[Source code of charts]
--- begin ---

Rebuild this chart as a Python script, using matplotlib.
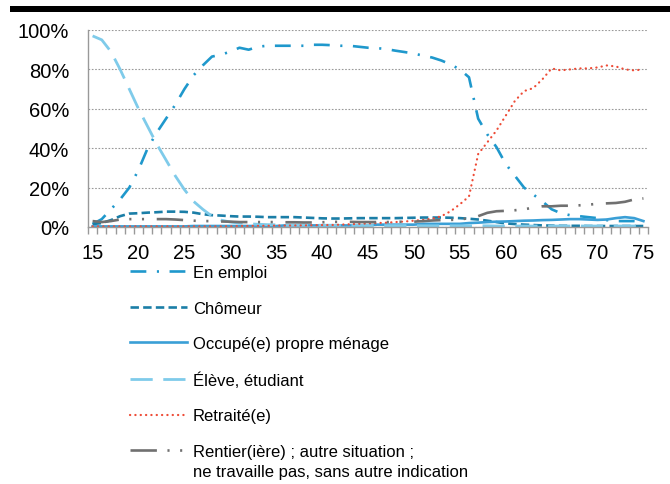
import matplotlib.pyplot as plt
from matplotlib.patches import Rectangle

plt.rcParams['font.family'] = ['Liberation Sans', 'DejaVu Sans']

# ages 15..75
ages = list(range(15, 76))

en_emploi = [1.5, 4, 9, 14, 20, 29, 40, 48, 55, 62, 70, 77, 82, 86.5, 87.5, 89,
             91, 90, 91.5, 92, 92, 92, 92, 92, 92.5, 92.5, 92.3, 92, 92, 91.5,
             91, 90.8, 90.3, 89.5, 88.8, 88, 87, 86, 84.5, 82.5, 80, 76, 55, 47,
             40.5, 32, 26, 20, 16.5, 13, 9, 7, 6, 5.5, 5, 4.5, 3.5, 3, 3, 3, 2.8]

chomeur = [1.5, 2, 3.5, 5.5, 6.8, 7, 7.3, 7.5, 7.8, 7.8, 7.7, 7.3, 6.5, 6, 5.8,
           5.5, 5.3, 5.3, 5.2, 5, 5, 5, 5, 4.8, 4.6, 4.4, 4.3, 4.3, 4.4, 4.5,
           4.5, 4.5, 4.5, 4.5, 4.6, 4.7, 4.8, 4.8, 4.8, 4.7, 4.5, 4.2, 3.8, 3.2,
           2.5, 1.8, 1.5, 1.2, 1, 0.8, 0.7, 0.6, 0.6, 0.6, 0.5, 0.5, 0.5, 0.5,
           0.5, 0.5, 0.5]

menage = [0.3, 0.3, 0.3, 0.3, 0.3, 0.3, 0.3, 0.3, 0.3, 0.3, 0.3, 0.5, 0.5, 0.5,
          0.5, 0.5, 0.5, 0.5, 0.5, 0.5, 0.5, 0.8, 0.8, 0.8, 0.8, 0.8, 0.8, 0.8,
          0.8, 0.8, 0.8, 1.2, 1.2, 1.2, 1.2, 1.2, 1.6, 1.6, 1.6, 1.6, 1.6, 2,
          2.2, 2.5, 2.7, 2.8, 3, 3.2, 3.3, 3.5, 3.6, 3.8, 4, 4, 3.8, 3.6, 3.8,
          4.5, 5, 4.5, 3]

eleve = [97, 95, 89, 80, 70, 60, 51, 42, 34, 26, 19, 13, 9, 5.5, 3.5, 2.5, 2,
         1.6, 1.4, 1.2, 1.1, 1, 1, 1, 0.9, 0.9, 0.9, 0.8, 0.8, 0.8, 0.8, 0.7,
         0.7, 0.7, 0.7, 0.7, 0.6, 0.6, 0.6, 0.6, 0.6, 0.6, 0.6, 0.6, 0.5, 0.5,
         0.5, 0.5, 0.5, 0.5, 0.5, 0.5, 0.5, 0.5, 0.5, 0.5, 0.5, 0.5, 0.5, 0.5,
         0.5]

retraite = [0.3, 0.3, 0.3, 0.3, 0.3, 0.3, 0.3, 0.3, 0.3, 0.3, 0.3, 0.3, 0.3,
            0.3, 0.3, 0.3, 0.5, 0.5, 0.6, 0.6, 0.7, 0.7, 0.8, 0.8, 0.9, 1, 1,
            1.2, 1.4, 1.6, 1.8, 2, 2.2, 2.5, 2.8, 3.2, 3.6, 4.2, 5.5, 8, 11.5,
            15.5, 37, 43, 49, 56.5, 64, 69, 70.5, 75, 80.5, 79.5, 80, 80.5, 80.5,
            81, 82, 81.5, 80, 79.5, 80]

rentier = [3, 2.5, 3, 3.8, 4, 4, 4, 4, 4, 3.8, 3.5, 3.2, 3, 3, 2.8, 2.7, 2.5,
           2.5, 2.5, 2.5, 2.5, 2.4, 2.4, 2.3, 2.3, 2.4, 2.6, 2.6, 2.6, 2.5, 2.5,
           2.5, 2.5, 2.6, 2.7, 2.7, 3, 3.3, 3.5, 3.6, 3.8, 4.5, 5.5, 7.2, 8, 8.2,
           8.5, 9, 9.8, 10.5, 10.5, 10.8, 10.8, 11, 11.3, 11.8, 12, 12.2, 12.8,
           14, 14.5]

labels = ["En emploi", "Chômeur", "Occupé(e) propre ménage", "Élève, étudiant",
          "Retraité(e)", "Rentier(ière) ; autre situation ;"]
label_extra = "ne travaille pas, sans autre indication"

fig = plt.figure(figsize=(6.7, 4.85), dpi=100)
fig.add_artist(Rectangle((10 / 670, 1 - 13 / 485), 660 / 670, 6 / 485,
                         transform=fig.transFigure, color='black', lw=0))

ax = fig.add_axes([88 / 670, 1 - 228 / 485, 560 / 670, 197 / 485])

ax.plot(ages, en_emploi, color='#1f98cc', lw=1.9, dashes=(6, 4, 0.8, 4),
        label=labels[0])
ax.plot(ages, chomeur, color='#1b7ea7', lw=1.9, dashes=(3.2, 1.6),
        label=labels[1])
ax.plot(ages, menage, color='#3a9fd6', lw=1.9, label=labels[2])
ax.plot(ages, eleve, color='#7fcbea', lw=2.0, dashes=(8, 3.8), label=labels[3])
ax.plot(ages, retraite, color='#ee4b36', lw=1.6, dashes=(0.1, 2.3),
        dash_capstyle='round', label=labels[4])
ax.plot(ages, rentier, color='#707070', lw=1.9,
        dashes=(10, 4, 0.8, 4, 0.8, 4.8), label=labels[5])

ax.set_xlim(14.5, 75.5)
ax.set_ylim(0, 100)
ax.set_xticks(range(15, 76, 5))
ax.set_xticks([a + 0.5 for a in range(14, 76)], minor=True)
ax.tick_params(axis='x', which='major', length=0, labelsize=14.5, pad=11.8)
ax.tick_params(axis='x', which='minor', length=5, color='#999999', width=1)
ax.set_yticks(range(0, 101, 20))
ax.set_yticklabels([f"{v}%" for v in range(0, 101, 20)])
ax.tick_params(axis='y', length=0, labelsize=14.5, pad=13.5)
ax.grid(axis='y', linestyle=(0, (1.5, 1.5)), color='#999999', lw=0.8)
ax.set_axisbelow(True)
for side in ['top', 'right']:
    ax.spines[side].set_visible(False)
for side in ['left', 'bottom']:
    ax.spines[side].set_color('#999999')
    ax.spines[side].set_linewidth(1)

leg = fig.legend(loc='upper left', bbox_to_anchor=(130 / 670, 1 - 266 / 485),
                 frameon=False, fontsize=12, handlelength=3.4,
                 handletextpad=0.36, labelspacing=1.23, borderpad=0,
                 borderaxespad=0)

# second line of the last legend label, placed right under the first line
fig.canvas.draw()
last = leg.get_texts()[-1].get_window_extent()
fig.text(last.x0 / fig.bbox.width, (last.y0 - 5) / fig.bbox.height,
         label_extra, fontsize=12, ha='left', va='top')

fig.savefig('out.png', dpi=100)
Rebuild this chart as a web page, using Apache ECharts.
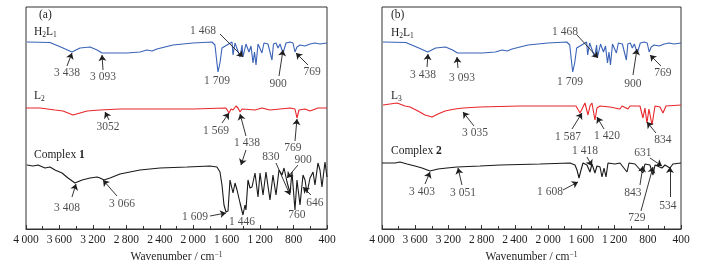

--- end ---

▶ _Given exercise_
Take every line that includes the string "matplotlib" and copy it.

▶ _Written solution_
Rebuild this chart as a Python script, using matplotlib.
import matplotlib.pyplot as plt
from matplotlib.patches import Rectangle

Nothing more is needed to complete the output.